A little bit of old movie trivia: this poem was sort of turned into a silent
flick called "A Fool There Was", starring Theda Bara as the screen's
first "Vamp". I saw this movie years ago, it wasn't bad."

I actually have a copy of it: it's pretty darn melodramatic and one can see very well how Theda Bara got her nickname from it.

Tuesday, April 11, 2006

Avril, j'écris ton nom!

Mon ami du loin (who I'm trying hard not to call Madame Defarge) felt inspired to create a bit of concrete poetry:

"Avril, le mois de la nature, de la poésie, des mots, des verbes, des fleurs des champs, des espoirs, des rêves du futur et du passe...Avril, j'écris ton nom!"

(April, month of nature, of poetry, of words, of verbs (actions), of flowers in the fields, of hopes, of dreams of the future and the past...April, I write your name!)

Monday, April 10, 2006

Silly Little Moth.

Harry paid a visit this morning and left me with this gem that he heard on the David Lee Roth show:

Silly little moth:
Drawn into the flame for warmth,
Stupid idiot.

It really captures the feeling of coming into work on a Monday morning, now, doesn't it?

Sunday, April 09, 2006

Purple Cows (and Pink Elephants?)

I never saw a purple cow,
I never hope to see one;
But I can tell you, anyhow,
I'd rather see than be one!

-Gellett Burgess, 1895

Apparently he regretted penning those lines, as can be seen in this followup:

Ah yes, I wrote The Purple Cow,
I'm sorry now I wrote it;
But I can tell you, anyhow,
I'll kill you if you quote it!

My dad tells me that Burgess and his friends were quite the pranksters.
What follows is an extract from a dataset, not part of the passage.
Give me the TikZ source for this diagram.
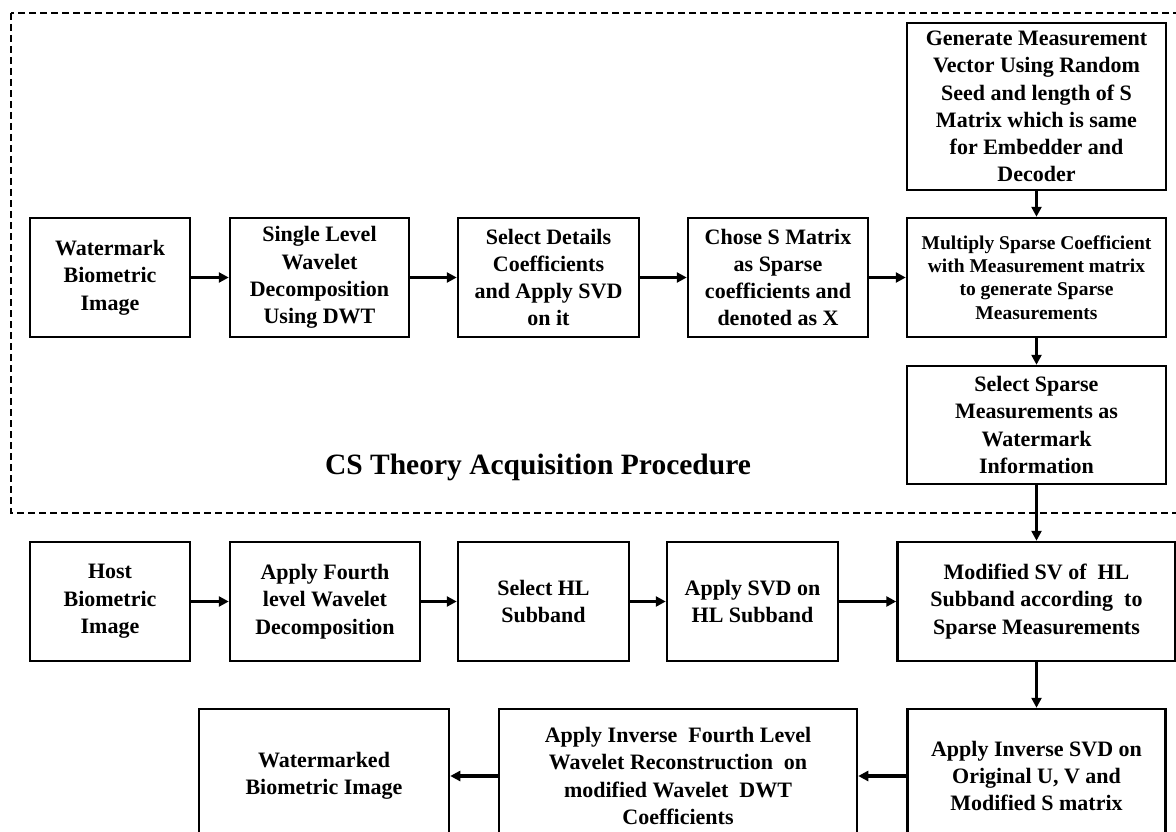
\documentclass[tikz,border=0pt]{standalone}
\usepackage{fontspec}
\setmainfont{Liberation Serif}
\usetikzlibrary{arrows.meta}
\begin{document}
\begin{tikzpicture}[x=1pt,y=-1pt,
  box/.style={draw=black, line width=2.5pt, fill=white, inner sep=0pt, align=center,
    font=\fontsize{22}{27.3}\selectfont\bfseries},
  smallbox/.style={box, font=\fontsize{19.5}{23.3}\selectfont\bfseries},
  arr/.style={line width=3.3pt, -{Triangle[length=10pt,width=10pt]}},
  dashbox/.style={draw=black, line width=1.8pt, dash pattern=on 7pt off 4pt}
]
\useasboundingbox (0,0) rectangle (1176,832);
\clip (0,0) rectangle (1176,832);
\fill[white] (0,0) rectangle (1176,832);

% dashed region
\draw[dashbox] (11,13) rectangle (1190,513);
\node[font=\fontsize{29.5}{33}\selectfont\bfseries] (title) at (538,467) {CS Theory Acquisition Procedure};

% row 1
\node[box, minimum width=160pt, minimum height=119pt] (b1) at (110,277.5) {Watermark\\Biometric\\Image};
\node[box, minimum width=179pt, minimum height=119pt] (b2) at (319.5,277.5) {Single Level\\Wavelet\\Decomposition\\Using DWT};
\node[box, minimum width=181pt, minimum height=119pt] (b3) at (548.5,277.5) {Select Details\\Coefficients\\and Apply SVD\\on it};
\node[box, minimum width=180pt, minimum height=119pt] (b4) at (778,277.5) {Chose S Matrix\\as Sparse\\coefficients and\\denoted as X};
\node[smallbox, minimum width=259pt, minimum height=119pt] (b5) at (1036.5,277.5) {Multiply Sparse Coefficient\\with Measurement matrix\\to generate Sparse\\Measurements};
\node[box, minimum width=259pt, minimum height=167pt] (gen) at (1036.5,106.5) {Generate Measurement\\Vector Using Random\\Seed and length of S\\Matrix which is same\\for Embedder and\\Decoder};
\node[box, minimum width=259pt, minimum height=118pt] (sel) at (1036.5,425) {Select Sparse\\Measurements as\\Watermark\\Information};

% row 2
\node[box, minimum width=160pt, minimum height=119pt] (host) at (110,601.5) {Host\\Biometric\\Image};
\node[box, minimum width=190pt, minimum height=119pt] (af) at (325,601.5) {Apply Fourth\\level Wavelet\\Decomposition};
\node[box, minimum width=171pt, minimum height=119pt] (shl) at (543.5,601.5) {Select HL\\Subband};
\node[box, minimum width=171pt, minimum height=119pt] (asvd) at (752.5,601.5) {Apply SVD on\\HL Subband};
\node[box, minimum width=278pt, minimum height=119pt] (msv) at (1036.5,601.5) {Modified SV of\ \ HL\\Subband according\ \ to\\Sparse Measurements};

% row 3
\node[box, minimum width=250pt, minimum height=134pt] (wm) at (324,776) {Watermarked\\Biometric Image};
\node[box, minimum width=358pt, minimum height=134pt] (aif) at (678,776) {Apply Inverse\ \ Fourth Level\\Wavelet Reconstruction\ \ on\\modified Wavelet\ \ DWT\\Coefficients};
\node[box, minimum width=258pt, minimum height=134pt] (ais) at (1036.5,776) {Apply Inverse SVD on\\Original U, V and\\Modified S matrix};

% connectors
\draw[arr] (b1) -- (b2);
\draw[arr] (b2) -- (b3);
\draw[arr] (b3) -- (b4);
\draw[arr] (b4) -- (b5);
\draw[arr] (gen) -- (b5);
\draw[arr] (b5) -- (sel);
\draw[arr] (sel) -- (msv);
\draw[arr] (host) -- (af);
\draw[arr] (af) -- (shl);
\draw[arr] (shl) -- (asvd);
\draw[arr] (asvd) -- (msv);
\draw[arr] (msv) -- (ais);
\draw[arr] (ais) -- (aif);
\draw[arr] (aif) -- (wm);
\end{tikzpicture}
\end{document}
One incident in San Francisco apparently caused him to lose his job:

"He would lose his job, shortly, when he and some of his fellow members of
the writing circle known as Les Jeunes would commit an outrageous act of
prankersterism. Cogswell, a noted teototaller, had given the City of San
Francisco several statues of himself holding a glass of water. A concealed
pipe kept the glass filled. Burgess and his confederates altered one of
these monuments in a way which no biographer has found fit to describe."

-Thanks, Dad, for remembering this one!